[Diary of the Besieged Resident in Paris by Henry Labouchere]@TWC D-Link book
Diary of the Besieged Resident in Paris

CHAPTER VIII
10/34

Thus spoke the grisette of Paris, very different from the gay, thoughtless being of French romance, who lives in a garret, her window shrouded with flowers, is adored by a student, and earns enough money in a few hours to pass the rest of the week dancing, gossiping, and amusing herself.

As I listened to her, I felt ashamed of myself for repining because I had only had one plate of meat.
The hopeless, desolate condition of this poor girl is that of many of her class to-day.

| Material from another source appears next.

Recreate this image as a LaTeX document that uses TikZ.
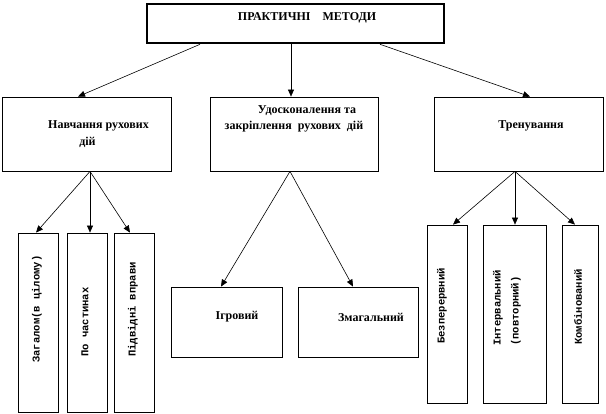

But why should they complain?
Is not King William the instrument of Heaven, and is he not engaged in a holy cause?
That Kings should fight and that seamstresses should weep is in the natural order of things.

Frenchmen and Frenchwomen only deserve to be massacred or starved if they are so lost to all sense of what is just as to venture to struggle against the dismemberment of their country, and do not understand how meet and right it is that their fellow-countrymen in Alsace should be converted into German subjects.
General Vinoy, who was in the Crimea, and who takes a somewhat larger view of things than the sententious Trochu, has been good enough to furnish me with a pass, which allows me to wander unmolested anywhere within the French outposts.

"If you attempt to pass them," observes the General, "you will be shot by the sentinels, in obedience to my orders." A general order also permits anyone to go as far as the line of the forts.